Hubo un silencio. Yo, ante aquel silencio largo, sentí miedo. Entré en la sala en busca de mi abuela. Hemingway, como una tromba, salió del dormitorio. Por poco me derriba y yo era una adolescente alta y fuerte.
Agregaba otro hecho en la antipatía sentida hacia él. Desde pequeña, de la mano de mi abuela, lo veía en su tránsito por la calle Obispo. Su paso era largo y pesado, transpiraba sudor bajo el sol, a pesar de sus camisas anchas y pantalones recortados –creía yo que así eran–, y me desagradaba.
No saludaba, no miraba al parecer a nadie, pero en verdad retrataba en sus ojos el entorno y lo robaba.
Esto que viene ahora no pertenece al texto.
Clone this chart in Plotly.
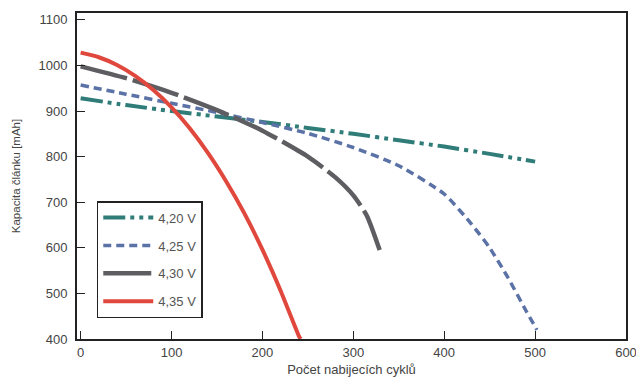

Lo vertería como fruto de su imaginación en sus relatos. Todo lo comprendí después. Ahora, Leopoldina gritaba, pedía la morfina. Y yo despreciaba a este mastodonte con olor a sudor y alcohol.
Hemingway continuó visitando a Leopoldina y abonando sus gastos hasta el final. En Por quién doblan las campanas, en la boca de María, el escritor define al orgasmo como si la tierra se moviera debajo de uno en ese instante supremo. Así se lo hizo sentir esta mestiza casi blanca como la Cecilia Valdés de la literatura cubana. Pero, como la puta Magdalena de la canción de Sabina, entre estos dos fornicadores hay otros lazos.
¿Quién era Leopoldina? En una mansión de la Plaza de la Catedral, en los finales del XIX, están las primeras respuestas.